Although it is a crime now to sell space based on carpet area and no developer can legally quote per sq ft rate based on carpet area, and then deliver the flat based on super built-up, such a practice has not stopped completely. Not at least if you go by the experiences of some of the recent home buyers in Kolkata. “The builders first add 20-25 per cent on the carpet area to get to built-up area and then another 20-25 per cent over the built-up to arrive at the so-called super built-up area. If I am paying for a 1,900 sq. ft apartment, I am actually getting not more than 1,100 sq ft,” said Tushar K Chatterjee, a senior vice-president working with a leading Kolkata-headquartered company, who has recently bought an apartment after lot of shopping. “There is no technical definition of super built-up area. What to do, if someone wants to take undue advantage of that?" asks Amit Ukil of leading architect firm, Amit Ukil & Associates. Well, such cases occur when you buy apartments from unorganised sector or local developers. Whether such incidences can only be expected in a largely disorganised suburban market can well be debated. Santhosh Kumar, CEO — operations, Jones Lang LaSalle India, on his parts, felt, “Most developers operating in city centres are well-established and experienced players with reputations to protect. The incidence of gross defaulting on promises there is less than 10 per cent. It can, however, be as high as 15-20 per cent in emerging suburban areas because there is a fairly large incidence of small developers. Many developers who respond to sudden property booms in suburban areas are simply traders who are putting up the only project they ever will in their entire lifetimes. They have no experience or technical knowledge and often do not have banks backing them. Most emerging suburbs are also defined by unclear land titles.”

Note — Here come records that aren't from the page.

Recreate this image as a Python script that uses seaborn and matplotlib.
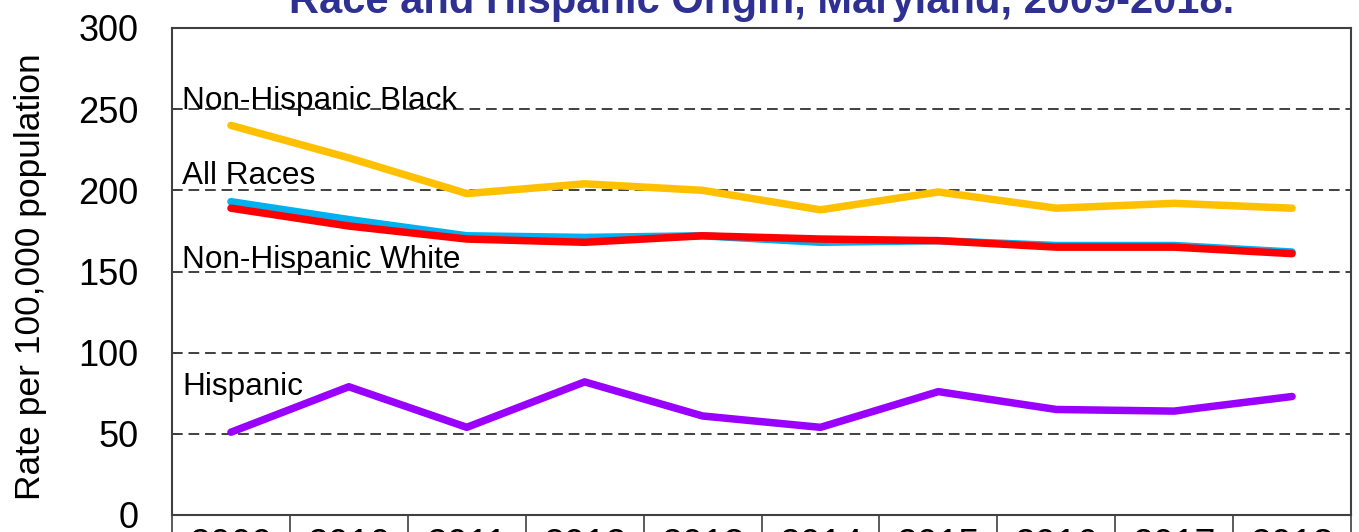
#!/usr/bin/env python3
"""Maryland rates by race and Hispanic origin, 2009-2018 (line chart)"""

import pandas as pd
import matplotlib
matplotlib.use("Agg")
import matplotlib.pyplot as plt
import seaborn as sns

years = ["2009", "2010", "2011", "2012", "2013", "2014", "2015", "2016", "2017", "2018"]
nh_black = [240, 220, 198, 204, 200, 188, 199, 189, 192, 189]
all_races = [193, 182, 172, 171, 172, 168, 169, 166, 166, 162]
nh_white = [189, 178, 170, 168, 172, 170, 169, 165, 165, 161]
hispanic = [51, 79, 54, 82, 61, 54, 76, 65, 64, 73]

series_names = ["Non-Hispanic Black", "All Races", "Non-Hispanic White", "Hispanic"]
series_colors = ["#FFC000", "#00B0F0", "#FF0000", "#9900FF"]
# label text and where its baseline sits (y value)
label_text = ["Non-Hispanic Black", "All Races", "Non-Hispanic White", "Hispanic"]
label_y = [250, 204, 152, 74]

title = "Race and Hispanic Origin, Maryland, 2009-2018."
y_label = "Rate per 100,000 population"

# long format for seaborn
frames = []
for name, vals in zip(series_names, [nh_black, all_races, nh_white, hispanic]):
    frames.append(pd.DataFrame({"year": years, "rate": vals, "group": name}))
df = pd.concat(frames, ignore_index=True)

sns.set_style("white")
plt.rcParams["font.family"] = ["Liberation Sans", "DejaVu Sans"]

fig = plt.figure(figsize=(13.59, 5.32), dpi=100)
ax = fig.add_axes([172 / 1359, 1 - 515 / 532, 1179 / 1359, 487 / 532])

sns.lineplot(data=df, x="year", y="rate", hue="group", hue_order=series_names,
             palette=series_colors, linewidth=5.4, sort=False, legend=False, ax=ax)
for ln in ax.get_lines():
    ln.set_solid_capstyle("round")
    ln.set_solid_joinstyle("round")

ax.set_xlim(-0.5, len(years) - 0.5)
ax.set_ylim(0, 300)
ax.set_yticks([0, 50, 100, 150, 200, 250, 300])

# dashed gridlines
for v in [50, 100, 150, 200, 250]:
    ax.axhline(v, color="#404040", linestyle=(0, (5.5, 3)), linewidth=1.4, zorder=0)

# series labels, left aligned inside the plot
for txt, yv in zip(label_text, label_y):
    ax.text(-0.415, yv, txt, fontsize=22.7, va="baseline", ha="left", color="black")

for s in ax.spines.values():
    s.set_color("#404040")
    s.set_linewidth(1.5)
    s.set_visible(True)

ax.set_xlabel("")
ax.set_ylabel(y_label, fontsize=25.5, color="black")
ax.yaxis.set_label_coords(-0.106, 0.49)

ax.tick_params(axis="y", left=True, direction="in", length=6, width=1.2,
               color="#404040", labelsize=26, labelcolor="black", pad=24)
# table-like x axis: year cells separated by long minor ticks
ax.set_xticks(range(len(years)))
ax.set_xticklabels(years)
ax.set_xticks([i - 0.5 for i in range(len(years) + 1)], minor=True)
ax.tick_params(axis="x", which="major", bottom=True, length=0, labelsize=27,
               labelcolor="black", pad=9.5)
ax.tick_params(axis="x", which="minor", bottom=True, direction="out", length=40,
               width=1.2, color="#404040")

fig.text((172 + 1179 / 2) / 1359, 1 - 13 / 532, title, ha="center", va="baseline",
         fontsize=30, fontweight="bold", color="#2E3192")

fig.savefig("out.png", dpi=100)
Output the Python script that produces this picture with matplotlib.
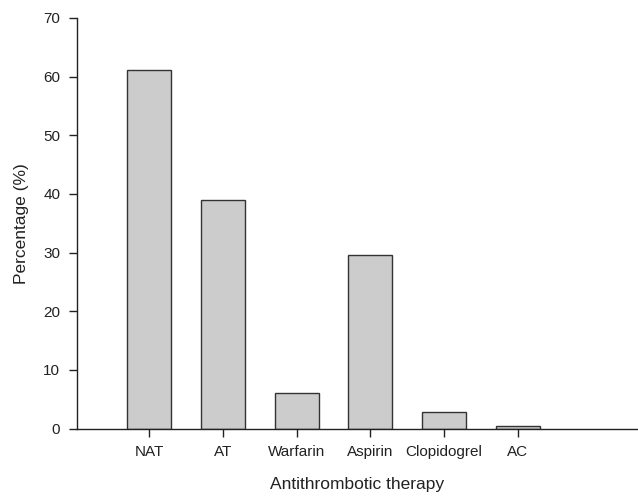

Sumit Ghosh, vice-president BOP (Better Option Propmart), a leading property consultant, subscribed to the same view. “Most locally grown developers which are not in the top bracket have various other business interests which are concurrently running along with their real estate projects. These companies commonly divert funds collected from customers as booking amount to their other businesses or projects. Also, in lot many cases the customer pays up even before a piece of land is allocated to the developer. Apart from the unholy nexus between developers and land authorities, customers are also responsible as their ignorance about processes, procedures and land laws is fully exploited by unscrupulous developers,” said Ghosh.
What is the recourse then, that the hapless homebuyers can take? True, there is an urgent need for a regulatory body that will monitor these things. There is also the need for a precise development manuals which have to be adhered to by the developers and they should be made to sign an agreement with the government before any land allocation and clearances are issued.
“The customers can always go to a consumer court. Also, we see a very important role of the big consultants in creating adequate pressure on the developer to deliver what is promised. Furthermore, as and when a regulatory body is put in place by the government, it should be empowered adequately to penalise any violation of the developers manual even to the extent of cancelling licence. Nowadays, the educated class is actively creating customers lobbying groups via online platforms so as to empower themselves to pressure defaulting developers.